Opinions expressed by Entrepreneur contributors are their own.

KFC

So far this year, KFC's marketing campaigns have included publishing a romance novella starring Colonel Sanders, called Tender Wings of Desire, and launching a chicken sandwich into space in a high-altitude balloon.

It got weirder yesterday with a special media event that featured a VR escape room -- a nightmarish secret lair with robotic arms dangling from the ceiling, a painting of the Colonel that shot laser beams from its eyes and a music box that -- for some reason -- helped me place chicken on a drying rack.

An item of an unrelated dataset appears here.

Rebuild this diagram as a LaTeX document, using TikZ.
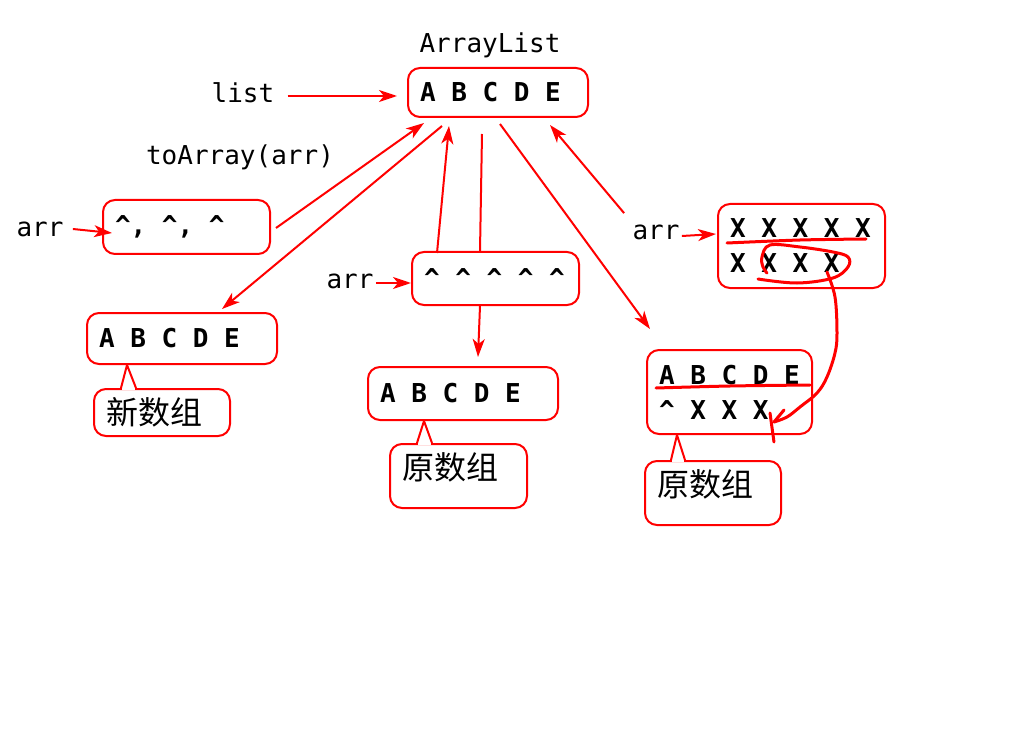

So in that virtual room I stood, wearing my headset, making a batch of virtual chicken, coached all the while by the voice of Colonel Sanders himself.


Why did they do this? In part, to remind people KFC actually cooks its chicken. And while building a VR experience just to get that point across seems overly complicated, it's backed by some pretty clever thinking. In fact, this thinking is useful to people who want to communicate better with anyone -- including their coworkers.

Related: 7 Things You Didn't Know About the Real Colonel Sanders

First off, some background: While most chains thaw and microwave, KFC cooks from scratch. Each batch of KFC original recipe chicken requires an intensive 25-minute process that involves inspecting, rinsing, breading, racking and pressure frying.

However, most people don't realize that, says George Felix, KFC's U.S. director of advertising. But not just any people -- KFC's own people. Sure, this media spectacle was designed for journalists like me, but the VR experience was created for its own teams. And while VR is being used more and more in training everywhere from Walmart to Macy's, this experience is meant to supplement KFC's existing training programs. It's not designed to speed up the training or cooking process. It's meant to "instill pride" in KFC's heritage and process, Felix said. In other words, it's largely an internal promotional tool.

Related: Why This Restaurant Chain Has Started Using VR to Train Employees

Felix says KFC wanted to create a fun and engaging way to highlight the heritage behind its chicken recipe, using gamification and immersive participation to make it more memorable than say, a presentation or video. The experience -- dubbed "The Hard Way" -- will be shown at regional general manager training classes, quarterly franchise meetings and during corporate onboardings. Felix says that the experience is KFC's "first foray" into VR.

The VR experience goes beyond linking a legacy company with modern tech. Through fresh characterization and storytelling, the training can better connect staff with the company's founder and mascot, capabilities and decades-long history, according to Jonathan Minori, design director with Wieden + Kennedy Lodge, the agency behind the project.

"When we looked at, "What is the personality of the Colonel?', we thought of Willy Wonka. That led us down this path of, if he was Willy Wonka, he would lock you in this room until you did it right," Minori says. "We thought, let's find a way to weave in the narrative of, "How would an obsessive Colonel teach people how to make his chicken in this day and age?'"

Related: KFC Has a New Nail Polish That Tastes Like Chicken

In part, the answer was by shooting laser beams from his eyes and vaporizing any piece of chicken that falls on the ground -- at least in virtual reality. (Luckily, I didn't drop any.)